_RECORDS PROVIDED:_
>>>>>
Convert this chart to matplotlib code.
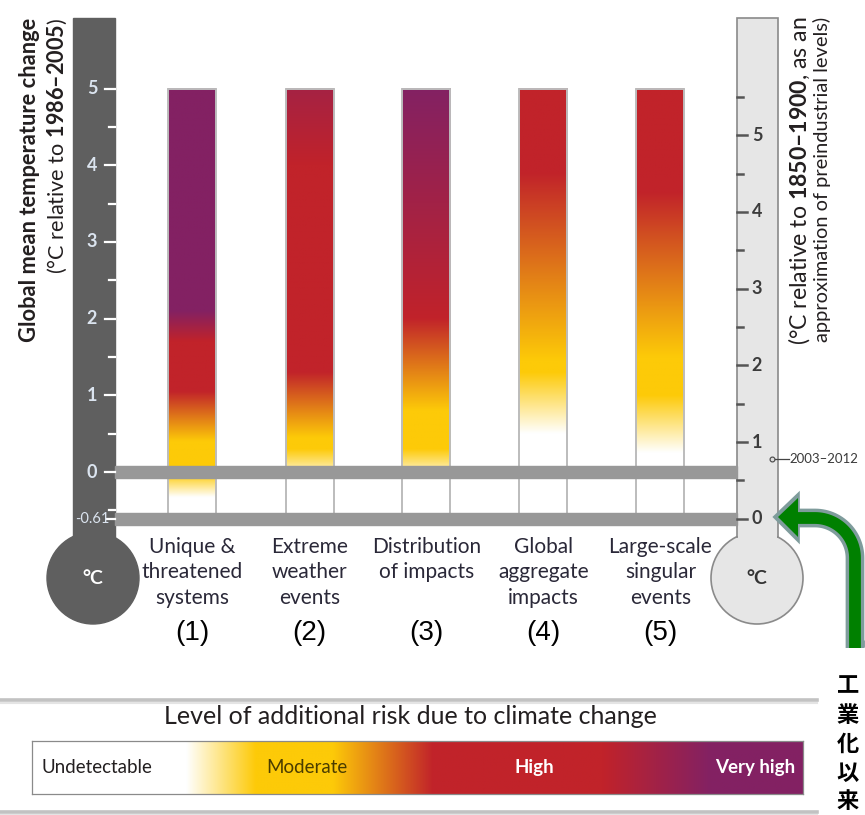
import numpy as np
import matplotlib
matplotlib.use("Agg")
import matplotlib.pyplot as plt
from matplotlib import font_manager
from matplotlib.transforms import Affine2D, blended_transform_factory
from matplotlib.patches import Rectangle, Circle, Polygon
from matplotlib.lines import Line2D

# ---------------------------------------------------------------- data
categories = ["Unique &\nthreatened\nsystems", "Extreme\nweather\nevents",
              "Distribution\nof impacts", "Global\naggregate\nimpacts",
              "Large-scale\nsingular\nevents"]
numbers = ["(1)", "(2)", "(3)", "(4)", "(5)"]

# risk level along each bar: 0 undetectable, 1 moderate, 2 high, 3 very high
# temperatures in °C relative to 1986–2005
rfc1_temp = [-0.33, -0.02, 0.40, 1.05, 1.70, 2.10, 5.0]
rfc1_level = [0, 1, 1, 2, 2, 3, 3]
rfc2_temp = [-0.10, 0.30, 0.45, 1.30, 4.00, 5.0]
rfc2_level = [0, 1, 1, 2, 2, 2.45]
rfc3_temp = [-0.10, 0.30, 0.80, 2.00, 5.0]
rfc3_level = [0, 1, 1, 2, 3]
rfc4_temp = [0.50, 1.30, 1.45, 3.90, 5.0]
rfc4_level = [0, 1, 1, 2, 2]
rfc5_temp = [0.25, 1.00, 1.50, 3.65, 5.0]
rfc5_level = [0, 1, 1, 2, 2]

bar_top = 5.0
baseline_offset = 0.61          # 1986–2005 minus 1850–1900
period_2003_2012 = 0.78          # °C relative to 1850–1900
left_ticks = [0, 1, 2, 3, 4, 5]
right_ticks = [0, 1, 2, 3, 4, 5]

level_names = ["Undetectable", "Moderate", "High", "Very high"]
level_colors = ["#FFFFFF", "#FDCA08", "#C1232A", "#832163"]
legend_pos = [0.0, 0.20, 0.29, 0.39, 0.52, 0.74, 0.88, 1.0]
legend_level = [0, 0, 1, 1, 2, 2, 3, 3]

jp_label = "工業化以来"

# ---------------------------------------------------------------- fonts
avail = {f.name for f in font_manager.fontManager.ttflist}
def pick(*names):
    for n in names:
        if n in avail:
            return n
    return "DejaVu Sans"

NARROW = pick("Liberation Sans Narrow", "Lato", "Roboto", "Liberation Sans")
ARIAL = pick("Liberation Sans", "DejaVu Sans")
CJK = pick("Noto Sans CJK JP", "Noto Sans CJK SC")
plt.rcParams["font.family"] = [NARROW, "DejaVu Sans"]
plt.rcParams["mathtext.fontset"] = "custom"
plt.rcParams["mathtext.rm"] = NARROW
plt.rcParams["mathtext.bf"] = NARROW + ":bold"

W, H = 865, 815
fig = plt.figure(figsize=(W / 100, H / 100), dpi=100)
fig.patch.set_facecolor("white")

# main axes: x = category index, y = °C relative to 1986–2005
X0, DX = 192.5, 117.0
Y0, DY = 472.0, 76.7
ax = fig.add_axes([0, 0, 1, 1])
ax.set_xlim(-X0 / DX, (W - X0) / DX)
ax.set_ylim((Y0 - H) / DY, Y0 / DY)
ax.axis("off")

# pixel-style layout transform (x right, y down)
P = Affine2D().scale(1 / W, -1 / H).translate(0, 1) + fig.transFigure
PxT = blended_transform_factory(P, ax.transData)     # x layout, y temperature
TxP = blended_transform_factory(ax.transData, P)     # x category, y layout

renderer = fig.canvas.get_renderer()


def level_rgb(levels):
    rgb = np.array([matplotlib.colors.to_rgb(c) for c in level_colors])
    steps = np.arange(len(level_colors))
    return np.stack([np.interp(levels, steps, rgb[:, k]) for k in range(3)], axis=-1)


# ---------------------------------------------------------------- thermometers
DARK = "#5f5f5f"
ax.add_patch(Rectangle((73, 18), 42, 522, transform=P, color=DARK, zorder=1, clip_on=False))
ax.add_patch(Circle((93, 578), 46, transform=P, color=DARK, zorder=1, clip_on=False))

LIGHT, EDGE = "#e6e6e6", "#8a8a8a"
ax.add_patch(Circle((757, 578), 46, transform=P, facecolor=LIGHT, edgecolor=EDGE,
                    lw=1.2, zorder=1, clip_on=False))
ax.add_patch(Rectangle((737, 18), 41, 519, transform=P, facecolor=LIGHT, edgecolor=EDGE,
                       lw=1.2, zorder=1, clip_on=False))
ax.add_patch(Rectangle((738, 526), 39, 20, transform=P, facecolor=LIGHT, edgecolor="none",
                       zorder=1, clip_on=False))

# left scale (1986–2005)
for t in np.arange(-0.5, 5.01, 0.5):
    major = float(t).is_integer()
    ax.add_line(Line2D([105 if major else 109, 115], [t, t], transform=PxT,
                       color="white", lw=1.6, zorder=5, clip_on=False))
for t in left_ticks:
    ax.text(92, t, str(t), transform=PxT, ha="center", va="center",
            fontsize=13, fontweight="bold", color="#dbe4ef", zorder=5)
ax.add_line(Line2D([107, 115], [-baseline_offset] * 2, transform=PxT,
                   color="white", lw=1.6, zorder=5, clip_on=False))
ax.text(92, -baseline_offset, f"-{baseline_offset:.2f}", transform=PxT, ha="center",
        va="center", fontsize=10.5, color="#dbe4ef", zorder=5)
ax.text(93, 578, "°C", transform=P, ha="center", va="center", fontsize=14,
        fontweight="bold", color="white", zorder=5)

# right scale (1850–1900)
for r in np.arange(0, 5.51, 0.5):
    major = float(r).is_integer()
    t = r - baseline_offset
    ax.add_line(Line2D([737, 747 if major else 743], [t, t], transform=PxT,
                       color="#555555", lw=1.8, zorder=5, clip_on=False))
for r in right_ticks:
    ax.text(757, r - baseline_offset, str(r), transform=PxT, ha="center", va="center",
            fontsize=13, fontweight="bold", color="#3c3c3c", zorder=5)
ax.text(757, 578, "°C", transform=P, ha="center", va="center", fontsize=14,
        fontweight="bold", color="#333333", zorder=5)

t_obs = period_2003_2012 - baseline_offset
ax.add_line(Line2D([772, 789], [t_obs, t_obs], transform=PxT, color="#444444",
                   lw=0.9, zorder=6, clip_on=False))
ax.add_line(Line2D([772], [t_obs], transform=PxT, marker="o", ms=3.5, mfc="#dddddd",
                   mec="#444444", mew=0.8, zorder=7, clip_on=False))
ax.text(789, t_obs, "2003–2012", transform=PxT, ha="left", va="center",
        fontsize=9.5, color="#3a3a3a", zorder=6)


def fit(txt, target):
    bb = txt.get_window_extent(renderer)
    length = max(bb.width, bb.height)
    txt.set_fontsize(txt.get_fontsize() * target / length)


# rotated axis titles
t1 = ax.text(30, 18, "Global mean temperature change", transform=P, rotation=90,
             ha="center", va="top", fontsize=15, fontweight="bold", color="#231f20")
fit(t1, 325)
t2 = ax.text(57, 18, "(°C relative to $\\mathbf{1986–2005}$)", transform=P, rotation=90,
             ha="center", va="top", fontsize=14, color="#231f20")
fit(t2, 258)
t3 = ax.text(799, 17, "(°C relative to $\\mathbf{1850–1900}$, as an", transform=P,
             rotation=90, ha="center", va="top", fontsize=14, color="#231f20")
fit(t3, 330)
t4 = ax.text(822, 17, "approximation of preindustrial levels)", transform=P,
             rotation=90, ha="center", va="top", fontsize=14, color="#231f20")
fit(t4, 328)

# ---------------------------------------------------------------- bars
bar_w = 48 / DX
bottom = -baseline_offset
grid = np.linspace(bottom, bar_top, 500)
series = [(rfc1_temp, rfc1_level), (rfc2_temp, rfc2_level), (rfc3_temp, rfc3_level),
          (rfc4_temp, rfc4_level), (rfc5_temp, rfc5_level)]
for i, (temps, levels) in enumerate(series):
    col = level_rgb(np.interp(grid, temps, levels))
    img = np.repeat(col[:, None, :], 2, axis=1)
    ax.imshow(img, extent=(i - bar_w / 2, i + bar_w / 2, bottom, bar_top),
              origin="lower", aspect="auto", interpolation="bilinear", zorder=2)
    ax.bar(i, bar_top - bottom, bottom=bottom, width=bar_w, fill=False,
           edgecolor="#bcbcbc", lw=1.4, zorder=3)
    ax.text(i, 537, categories[i], transform=TxP, ha="center", va="top",
            fontsize=15, color="#2a2838", linespacing=1.33, zorder=5)
    ax.text(i, 633, numbers[i], transform=TxP, ha="center", va="center",
            fontsize=20, color="black", family=ARIAL, zorder=5)
ax.set_xlim(-X0 / DX, (W - X0) / DX)
ax.set_ylim((Y0 - H) / DY, Y0 / DY)

# reference levels: 1986–2005 (0) and preindustrial (-0.61)
for t in (0.0, -baseline_offset):
    ax.add_patch(Rectangle((115, t - 6 / DY), 622, 12 / DY, transform=PxT,
                           color="#989898", zorder=4, clip_on=False))

# ---------------------------------------------------------------- arrow
ang = np.linspace(0, np.pi / 2, 30)
ax_x = [855, 855] + list(815 + 40 * np.cos(ang)) + [796]
ax_y = [648, 558] + list(558 - 40 * np.sin(ang)) + [518]
OUT, GREEN = "#7f9c9c", "#008000"
ax.add_line(Line2D(ax_x, ax_y, transform=P, color=OUT, lw=13.5,
                   solid_capstyle="butt", solid_joinstyle="round", zorder=6, clip_on=False))
ax.add_patch(Polygon([(775, 517), (798, 495), (798, 540)], closed=True, transform=P,
                     facecolor=OUT, edgecolor=OUT, lw=2.6, joinstyle="miter",
                     zorder=6, clip_on=False))
ax.add_line(Line2D(ax_x[:-1] + [790], ax_y, transform=P, color=GREEN, lw=8.5,
                   solid_capstyle="butt", zorder=7, clip_on=False))
ax.add_line(Line2D([855, 855], [646.5, 640], transform=P, color=OUT, lw=13.5,
                   solid_capstyle="butt", zorder=6, clip_on=False))
ax.add_patch(Polygon([(778, 517), (798, 498), (798, 537)], closed=True, transform=P,
                     facecolor=GREEN, edgecolor="none", zorder=8, clip_on=False))

for k, ch in enumerate(jp_label):
    ax.text(848, 686 + 29 * k, ch, transform=P, ha="center", va="center",
            fontsize=16, fontweight="bold", family=CJK, color="black", zorder=8)

# ---------------------------------------------------------------- legend
for y in (700, 812):
    ax.add_line(Line2D([0, 817], [y, y], transform=P, color="#c2c2c2", lw=2.6,
                       zorder=5, clip_on=False))
    ax.add_line(Line2D([0, 817], [y + 2.5, y + 2.5], transform=P, color="#e4e4e4",
                       lw=1.5, zorder=5, clip_on=False))

lt = ax.text(410, 716, "Level of additional risk due to climate change", transform=P,
             ha="center", va="center", fontsize=15, color="#231f20", zorder=5)
fit(lt, 495)

lax = fig.add_axes([32 / W, 1 - 794 / H, (803 - 32) / W, (794 - 741) / H])
xs = np.linspace(0, 1, 800)
strip = level_rgb(np.interp(xs, legend_pos, legend_level))
lax.imshow(np.repeat(strip[None, :, :], 2, axis=0), extent=(0, 1, 0, 1),
           aspect="auto", interpolation="bilinear")
lax.set_xticks([])
lax.set_yticks([])
for s in lax.spines.values():
    s.set_color("#8a8a8a")
    s.set_linewidth(0.9)
lax.text(0.012, 0.5, level_names[0], transform=lax.transAxes, ha="left", va="center",
         fontsize=13.5, color="#231f20")
lax.text(0.357, 0.5, level_names[1], transform=lax.transAxes, ha="center", va="center",
         fontsize=13.5, color="#4a3c00")
lax.text(0.651, 0.5, level_names[2], transform=lax.transAxes, ha="center", va="center",
         fontsize=13.5, fontweight="bold", color="white")
lax.text(0.990, 0.5, level_names[3], transform=lax.transAxes, ha="right", va="center",
         fontsize=13.5, fontweight="bold", color="white")

fig.savefig("out.png", dpi=100, facecolor="white")
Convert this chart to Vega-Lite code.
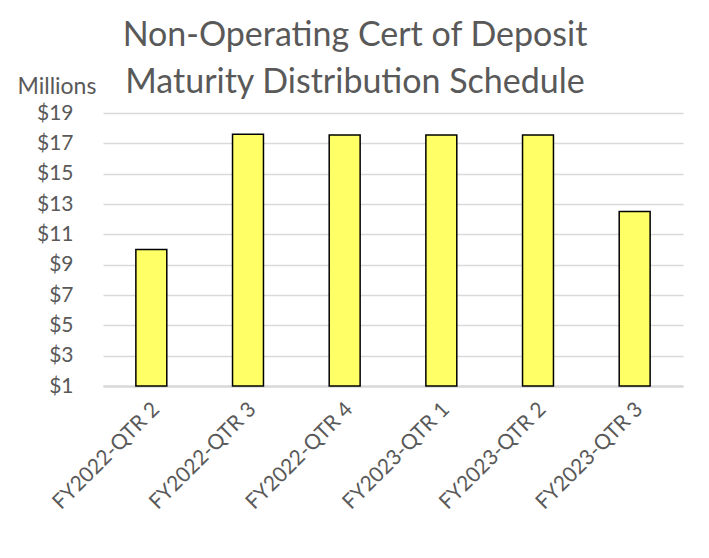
{
  "$schema": "https://vega.github.io/schema/vega-lite/v6.json",
  "autosize": {"type": "none"},
  "padding": {"left": 103, "top": 113, "right": 26, "bottom": 172},
  "width": 580,
  "height": 273,
  "background": "white",
  "title": {
    "text": ["Non-Operating Cert of Deposit", "Maturity Distribution Schedule"],
    "anchor": "middle",
    "frame": "group",
    "dx": -38,
    "dy": 37,
    "offset": 12,
    "font": "Lato",
    "fontSize": 34,
    "fontWeight": "normal",
    "color": "#595959",
    "lineHeight": 47
  },
  "data": {
    "values": [
      {"period": "FY2022-QTR 2", "amount": 10.0},
      {"period": "FY2022-QTR 3", "amount": 17.6},
      {"period": "FY2022-QTR 4", "amount": 17.55},
      {"period": "FY2023-QTR 1", "amount": 17.55},
      {"period": "FY2023-QTR 2", "amount": 17.55},
      {"period": "FY2023-QTR 3", "amount": 12.5}
    ]
  },
  "mark": {"type": "bar", "fill": "#FFFF66", "stroke": "#000000", "strokeWidth": 1.5},
  "encoding": {
    "x": {
      "field": "period",
      "type": "nominal",
      "sort": null,
      "scale": {"paddingInner": 0.68, "paddingOuter": 0.34},
      "axis": {
        "title": null,
        "labelAngle": -45,
        "labelAlign": "right",
        "labelBaseline": "middle",
        "labelPadding": 20,
        "labelOffset": 5,
        "labelFont": "Lato",
        "labelFontSize": 21,
        "labelColor": "#595959",
        "ticks": false,
        "domain": true,
        "domainColor": "#d9d9d9",
        "domainWidth": 2.5,
        "grid": false
      }
    },
    "y": {
      "field": "amount",
      "type": "quantitative",
      "scale": {"domain": [1, 19], "nice": false, "zero": false},
      "axis": {
        "title": "Millions",
        "titleAngle": 0,
        "titleAlign": "left",
        "titleBaseline": "alphabetic",
        "titleX": -86,
        "titleY": -20,
        "titleFont": "Lato",
        "titleFontSize": 23,
        "titleFontWeight": "normal",
        "titleColor": "#595959",
        "values": [1, 3, 5, 7, 9, 11, 13, 15, 17, 19],
        "labelExpr": "'$' + datum.value",
        "labelFont": "Lato",
        "labelFontSize": 21,
        "labelColor": "#595959",
        "labelPadding": 30,
        "ticks": false,
        "domain": false,
        "grid": true,
        "gridColor": "#d9d9d9",
        "gridWidth": 1.5
      }
    },
    "y2": {"datum": 1}
  },
  "config": {"view": {"stroke": null}}
}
<<<<<
_PROBLEM DETAILS:_
Look through the entries and return every line where "Convert" appears.

_SOLUTION TO THIS PROBLEM:_
Convert this chart to matplotlib code.
Convert this chart to Vega-Lite code.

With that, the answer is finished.